2. The Other Side of the Resurrection: From our vantage point, it’s easy to forget that for the apostles and the disciples of the Lord, all seemed over. Jesus was dead. There was something powerfully definitive about that “It is finished” Jesus had pronounced from the cross. They would no more hear his voice, feel the power of his preaching, or see the marvels of his works. For them there was no resurrection, only passion and death. The women were preparing everything to finish the task of anointing Jesus’ dead body. We must contemplate this day from the other side of the Resurrection.
3. Prayer Gives us the Answers to Life: Only in this silent contemplation will the apostles be able to see how it all fits together. Jesus had told them all that would happen to him, including his resurrection. Jesus had spoken plainly to them, yet their minds were not prepared to understand. It is only in the silence of this day, accompanied by Mary, that they could hope to understand what Jesus had told them. It is the same for us; we must remember Christ’s words with Mary because oftentimes our minds too are closed. Many times we think we know who Jesus is and what he is teaching us, but really it doesn’t enter our heart. We must listen carefully to what he tells us in the Gospels so as to comprehend the deeper meaning of his words. We must do this with Mary and allow her to help us.
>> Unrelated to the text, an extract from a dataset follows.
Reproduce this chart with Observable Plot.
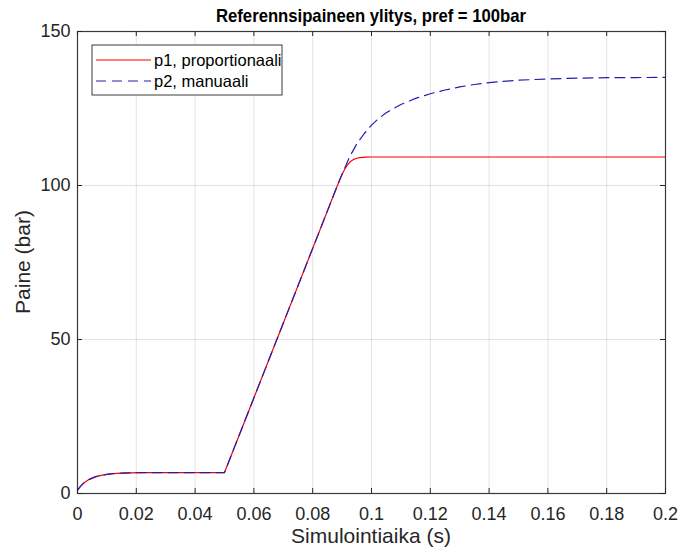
<!DOCTYPE html>
<html>
<head>
<meta charset="utf-8">
<script src="https://cdn.jsdelivr.net/npm/d3@7"></script>
<script src="https://cdn.jsdelivr.net/npm/@observablehq/plot@0.6"></script>
<style>
  html, body { margin: 0; padding: 0; background: #ffffff; }
  #chart { width: 678px; height: 555px; }
</style>
</head>
<body>
<div id="chart"></div>
<script>
// ---- data ----
const titleText = "Referennsipaineen ylitys, pref = 100bar";
const xLabel = "Simulointiaika (s)";
const yLabel = "Paine (bar)";
const seriesNames = ["p1, proportionaali", "p2, manuaali"];

const xTicks = [0, 0.02, 0.04, 0.06, 0.08, 0.1, 0.12, 0.14, 0.16, 0.18, 0.2];
const yTicks = [0, 50, 100, 150];

const time1 = [0, 0.0005, 0.001, 0.0015, 0.002, 0.003, 0.004, 0.005, 0.006, 0.008, 0.01, 0.012, 0.015, 0.018, 0.022, 0.03, 0.05,
               0.088, 0.089, 0.09, 0.091, 0.092, 0.093, 0.094, 0.095, 0.096, 0.098, 0.1, 0.2];
const p1 =    [1.0, 1.7, 2.3, 2.8, 3.3, 4.0, 4.6, 5.0, 5.4, 5.9, 6.2, 6.45, 6.6, 6.7, 6.78, 6.8, 6.8,
               99.0, 101.4, 103.6, 105.5, 106.9, 107.9, 108.5, 108.85, 109.05, 109.2, 109.25, 109.25];

const time2 = [0, 0.0005, 0.001, 0.0015, 0.002, 0.003, 0.004, 0.005, 0.006, 0.008, 0.01, 0.012, 0.015, 0.018, 0.022, 0.03, 0.05,
               0.088, 0.089, 0.09, 0.0925, 0.095, 0.0975, 0.1, 0.1025, 0.105, 0.11, 0.115, 0.12, 0.125, 0.13, 0.135, 0.14, 0.15, 0.16, 0.17, 0.18, 0.19, 0.2];
const p2 =    [1.0, 1.7, 2.3, 2.8, 3.3, 4.0, 4.6, 5.0, 5.4, 5.9, 6.2, 6.45, 6.6, 6.7, 6.78, 6.8, 6.8,
               99.0, 101.4, 103.7, 109.2, 113.5, 116.8, 119.6, 121.8, 123.6, 126.3, 128.3, 129.8, 131.0, 132.0, 132.8, 133.4, 134.2, 134.6, 134.85, 135.0, 135.05, 135.1];

const colors = ["#ff0000", "#1f1fb4"];

// ---- build ----
const d1 = time1.map((t, i) => ({t, p: p1[i]}));
const d2 = time2.map((t, i) => ({t, p: p2[i]}));

const W = 678, H = 555;
const mL = 77, mR = 13, mT = 31, mB = 62;
const font = "'Liberation Sans', Arial, Helvetica, sans-serif";
const ink = "#262626";
const fmt = d => d === 0 ? "0" : String(+d.toFixed(2));

const svg = Plot.plot({
  width: W, height: H,
  marginLeft: mL, marginRight: mR, marginTop: mT, marginBottom: mB,
  style: {fontFamily: font, fontSize: "18px", color: ink, background: "#ffffff", overflow: "visible"},
  x: {domain: [0, 0.2], label: null},
  y: {domain: [0, 150], label: null},
  marks: [
    Plot.gridX(xTicks, {stroke: ink, strokeOpacity: 0.13}),
    Plot.gridY(yTicks, {stroke: ink, strokeOpacity: 0.13}),
    Plot.line(d1, {x: "t", y: "p", stroke: colors[0], strokeWidth: 1.2}),
    Plot.line(d2, {x: "t", y: "p", stroke: colors[1], strokeWidth: 1.2, strokeDasharray: "10,6"}),
    Plot.frame({stroke: "#3a3a3a", strokeWidth: 1.2}),
    Plot.tickX(xTicks, {x: d => d, stroke: ink, insetTop: H - mT - mB - 5}),
    Plot.tickX(xTicks, {x: d => d, stroke: ink, insetBottom: H - mT - mB - 5}),
    Plot.tickY(yTicks, {y: d => d, stroke: ink, insetRight: W - mL - mR - 5}),
    Plot.tickY(yTicks, {y: d => d, stroke: ink, insetLeft: W - mL - mR - 5}),
    Plot.axisX(xTicks, {anchor: "bottom", tickSize: 0, tickPadding: 14, tickFormat: fmt, label: null, fontSize: 18, fill: ink}),
    Plot.axisY(yTicks, {anchor: "left", tickSize: 0, tickPadding: 7, tickFormat: fmt, label: null, fontSize: 18, fill: ink})
  ]
});

const s = d3.select(svg);
const cx = mL + (W - mL - mR) / 2;

// title
s.append("text")
  .attr("x", cx).attr("y", 22)
  .attr("text-anchor", "middle")
  .attr("font-family", font).attr("font-size", 19).attr("font-weight", "bold")
  .attr("textLength", 310).attr("lengthAdjust", "spacingAndGlyphs")
  .attr("fill", "#000000")
  .text(titleText);

// x label
s.append("text")
  .attr("x", cx).attr("y", 543)
  .attr("text-anchor", "middle")
  .attr("font-family", font).attr("font-size", 21)
  .attr("fill", ink)
  .text(xLabel);

// y label
s.append("text")
  .attr("transform", `translate(30, ${mT + (H - mT - mB) / 2}) rotate(-90)`)
  .attr("text-anchor", "middle")
  .attr("font-family", font).attr("font-size", 21)
  .attr("fill", ink)
  .text(yLabel);

// legend
const lg = s.append("g").attr("class", "legend");
lg.append("rect")
  .attr("x", 92).attr("y", 45).attr("width", 190).attr("height", 50)
  .attr("fill", "#ffffff").attr("stroke", "#3a3a3a").attr("stroke-width", 1);
seriesNames.forEach((name, i) => {
  const y = 60 + i * 21;
  lg.append("line")
    .attr("x1", 96).attr("x2", 151).attr("y1", y).attr("y2", y)
    .attr("stroke", colors[i]).attr("stroke-width", 1.2)
    .attr("stroke-dasharray", i === 1 ? "10,6" : null);
  lg.append("text")
    .attr("x", 154).attr("y", y + 5.5)
    .attr("text-anchor", "start")
    .attr("font-family", font).attr("font-size", 16.5)
    .attr("fill", "#000000")
    .text(name);
});

document.getElementById("chart").appendChild(svg);
</script>
</body>
</html>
Conversation with Christ: Lord Jesus, the silence of this day helps me to ponder in my heart all you have accomplished for me during the past few days. I know that the silence of Holy Saturday is not a silence of despair and hopelessness, but rather a silence of great expectation ready to burst forth in the overwhelming joy of Easter. I will go to the tomb with the holy women, not to anoint your dead body, but to rejoice with the angels as they proclaim, “He is not here. He has risen!”
Resolution: I will try to keep as much prayerful silence as I am able today to prepare well for the joy of Easter.